Investors are becoming increasingly concerned about prospects for higher levels of both inflation and interest rates, resulting in the recent spate of volatility and a correction in equity prices (a 10% decline from its 52 week high). Major central banks, led by the Federal Reserve in the United States, have begun to take their collective foot off the gas with regard to the use of their balance sheets to support prices of securities in the capital markets. Investors are asking: how will the reduced buying by major central banks impact the demand for fixed income securities, interest rate levels and the shape of yield curves?
It might be helpful to start with a bit of a walk down memory lane. After the financial crisis of 2008, the four major global central banks (US, ECB, Japan, UK) engaged in significant quantitative easing (QE) by purchasing high-quality, fixed income securities on the open markets. The main goals of QE were to provide liquidity to the capital markets and maintain downward pressure on bond yields. In addition, central banks reduced their main lending rates and deposit rates. Starting in December 2008, the Federal Reserve began a series of QE programs that resulted in an increase in the Fed’s balance sheet from around $1 trillion to approximately $4.3 trillion today ($2.5 trillion in Treasuries and $1.8 trillion in MBS). In the case of the ECB, in June 2014 the bank cut its deposit rate below zero while continuing its open market purchases of securities. (Yep, institutions actually paid the bank to hold their money.) The end result of the past nine years of QE has been significant growth in central bank balance sheets and unfortunately, no progress from governments in dealing with their larger fiscal problems (Chart 1). Debt/GDP has grown to all-time highs in many developed countries and productivity has been well below long term averages (Chart 2).

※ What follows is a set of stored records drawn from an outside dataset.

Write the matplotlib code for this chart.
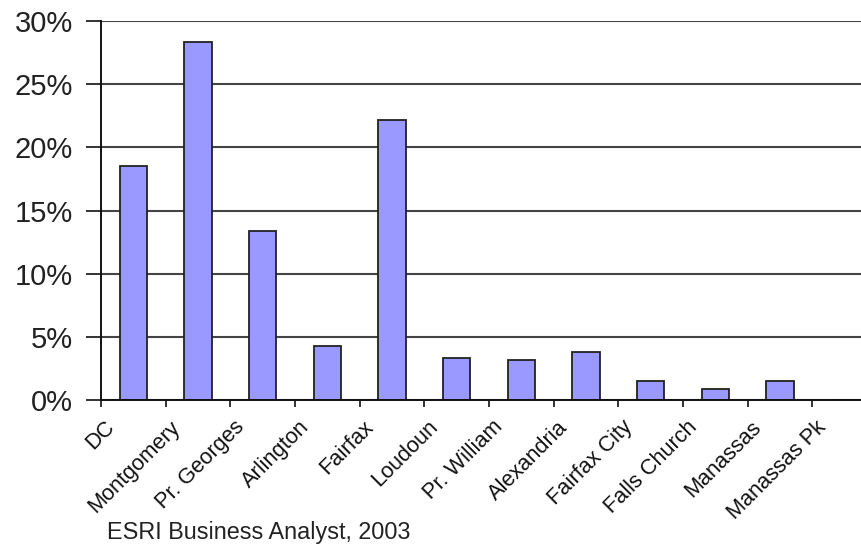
import matplotlib
matplotlib.use("Agg")
import matplotlib.pyplot as plt
import matplotlib.transforms as mtransforms
from matplotlib.ticker import FixedLocator, FuncFormatter

# Share of total by jurisdiction (percent)
jurisdictions = ["DC", "Montgomery", "Pr. Georges", "Arlington", "Fairfax",
                 "Loudoun", "Pr. William", "Alexandria", "Fairfax City",
                 "Falls Church", "Manassas", "Manassas Pk"]
share_pct = [18.5, 28.3, 13.4, 4.3, 22.2, 3.35, 3.15, 3.8, 1.5, 0.9, 1.5, 0.0]
y_ticks = [0, 5, 10, 15, 20, 25, 30]
source_note = "ESRI Business Analyst, 2003"

plt.rcParams["font.family"] = ["Liberation Sans", "DejaVu Sans"]

W, H, DPI = 861, 546, 100
fig = plt.figure(figsize=(W / DPI, H / DPI), dpi=DPI)
fig.patch.set_facecolor("white")

ax = fig.add_axes([101 / W, (H - 400) / H, (877 - 101) / W, 379 / H])
ax.set_facecolor("white")

n = len(jurisdictions)
xs = list(range(n))
ax.bar(xs, share_pct, width=0.42, color="#9999FF", edgecolor="#222222",
       linewidth=1.3, zorder=3)

ax.set_xlim(-0.5, n - 0.5)
ax.set_ylim(0, 30)

# horizontal gridlines
ax.set_yticks(y_ticks)
ax.yaxis.set_major_formatter(FuncFormatter(lambda v, p: f"{v:.0f}%"))
ax.yaxis.grid(True, color="#444444", linewidth=1.5, zorder=1)
ax.tick_params(axis="y", length=11, width=1.2, color="#111111",
               labelsize=21, labelcolor="#222222", pad=9)

# category labels centred on bars, ticks between categories
ax.set_xticks(xs)
ax.set_xticklabels(jurisdictions, rotation=45, ha="right", va="top",
                   fontsize=15.7, color="#111111")
ax.xaxis.set_minor_locator(FixedLocator([i - 0.5 for i in range(n + 1)]))
ax.tick_params(axis="x", which="major", length=0, pad=12)
ax.tick_params(axis="x", which="minor", length=5, width=1.2, color="#111111")
shift = mtransforms.ScaledTranslation(-14 / DPI, 0, fig.dpi_scale_trans)
for lbl in ax.get_xticklabels():
    lbl.set_transform(lbl.get_transform() + shift)

for side in ("top", "right"):
    ax.spines[side].set_visible(False)
for side in ("left", "bottom"):
    ax.spines[side].set_color("#111111")
    ax.spines[side].set_linewidth(1.4)
    ax.spines[side].set_zorder(4)

fig.text(107 / W, 1 - 533 / H, source_note, fontsize=16.8, color="#222222",
         ha="left", va="center")

fig.savefig("out.png", dpi=DPI, facecolor="white")
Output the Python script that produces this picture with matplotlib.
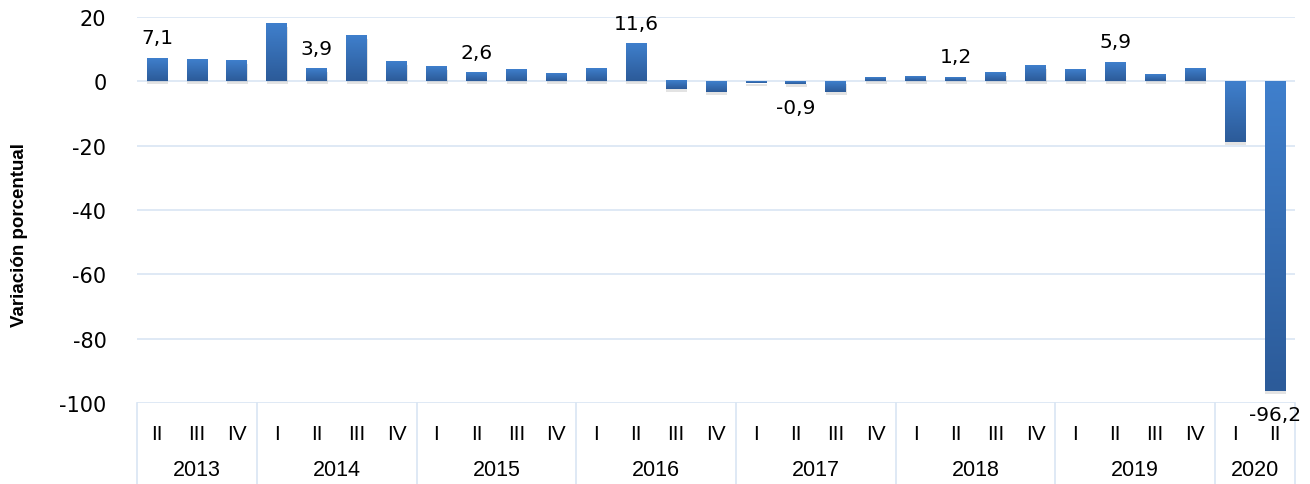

Although the last 10 years have represented the slowest recovery from an economic downturn since World War II, GDP growth has been positive and employment has rebounded both here in the United States as well as in other large developed areas such as Japan and the Eurozone. 2017 was the first year since 2010 when advanced and emerging economies accelerated in tandem. The International Monetary Fund (IMF) estimates that the world’s seven largest economies each grew more than 1.5% in 2017. That is highly uncommon. In addition, none of the major economies went in to recession in 2017 and all 45 major economies tracked by the Organisation for Economic Co-operation and Development (OECD) were growing at the same time in 2017. That is the first time this has occurred since the financial crisis. Lastly, 85% of the world’s nations increased their exports last year, the highest on record. Global growth has surely hit a sweet spot here in early 2018. Ultra low interest rates have allowed borrowers of all types to finance their rebuilding, growth and financial engineering with virtually free money.
Much like we know trees do not grow to the sky, we also know all parties must come to an end. Starting in December 2015, the Fed began to slowly turn the party lights out with its first interest rate increase since the great recession. In June 2017, the Fed announced a plan to begin reducing the size of its balance sheet in a step up fashion over the next four years. The Fed has continued on this dual tightening path during 2017 and expectations are for 3 to 4 Federal Funds rate hikes this year, starting in March, and 2 rate hikes in 2019 (Chart 3).
Turning our attention outside the United States, the ECB is continuing its monthly purchases of €30 billion until the end of September and then is expected to end their QE program. (Maturing securities will be reinvested so no major balance sheet reduction.) Rate hikes are expected to begin in 2019. In the UK, despite the headwinds of Brexit, the BoE raised rates in November for first time in 10 years and have signaled more to come. The Bank of Japan remains the outlier with no plans at this time to reduce the size of its balance sheet. (Actually the growth of the BoJ balance sheet in 2018 is expected to be almost entirely offset by reduction of the Fed’s balance sheet.) The cumulative impact of the end of global QE is expected to be that asset purchases by the four major central banks will shrink by more than 70% by the end of 2018 to around $50 billion/month after peaking at $182 billion/month in March 2017. The Fed balance sheet alone is expected to shrink to $2.5 trillion by 2021 (Chart 4). For the past 9 years, Central Banks have been the central support system for markets and economies. We are now in a period of transition back to letting other players – namely individuals, companies and governments–shape the path of the economy and markets.
- Of the four major central banks, only the Fed is expected to shrink its balance sheet in 2018.
- Global central banks are expected to continue to provide support for risk assets in 2018 but less than in 2017.
- Major central banks will continue to be measured with regards to raising rates.
- With “normalization” of interest rates comes normalization of market volatility which has been suppressed by QE for many years.
- Although central bank balance sheet reductions could create upwards pressure on spreads, we believe demand from other buying bases like banks and institutional investors will mitigate these spread pressures.
- US yield curve should move somewhat higher and continue to flatten from the front-end. Base case projections of 3.25 to 3.50% on UST 10-year bond for year-end 2018.
- New leadership at Federal Reserve is expected to continue to remove policy accommodation at a measured pace consistent with the Yellen era.